The other two appeals to the department come from individuals.
Meanwhile, Colorado-based Front Range Equine Rescue has sued the interior department and BLM in U.S. District Court over the proposal, charging the agencies with breaking major federal laws and noting the existence of an effective contraceptive.
BLM has said that the contraceptive only lasts for about a year, meaning that it would have to be readministered regularly to horses on the range. BLM has declined to respond to the appeals and lawsuit. But the bureau has defended its proposal as a way to gather information on how the procedures go and how the animals react, noting a lack of research so far on the procedures’ safety, efficacy, and any complication rates.

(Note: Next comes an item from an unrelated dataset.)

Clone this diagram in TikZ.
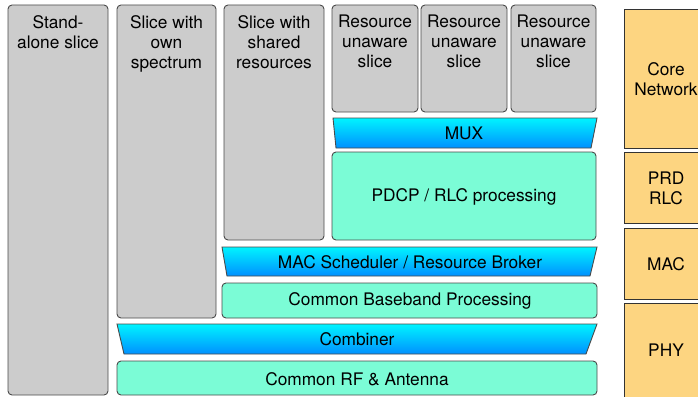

BLM aims to use the data to determine whether the procedures could be used on wild horses on the range. The agency has said that 67,000 wild horses and burros roam public lands in 10 Western states — far more than the population the agency considers healthy for the animals and for rangeland resources. It has also said that it has 46,000 unadopted horses and burros in off-range pastures and corral facilities, numbers that it wants to reduce through new population management tools.
Meanwhile, two other wild horse advocacy groups — American Wild Horse Conservation (formerly American Wild Horse Preservation Campaign) and The Cloud Foundation — are considering legal action. Those groups have sought the ability to witness and record the sterilization procedures if the proposal proceeds. Paula Todd King, spokeswoman for The Cloud Foundation, said BLM rejected the request. The groups could decide next week whether to take legal action so they can observe the procedures, if they occur, and how the horses fare afterward in case of any bleeding or other complications, said Suzanne Roy, executive director of the wild horse preservation campaign.
“The public has a right to see what the procedures entail,” Roy said.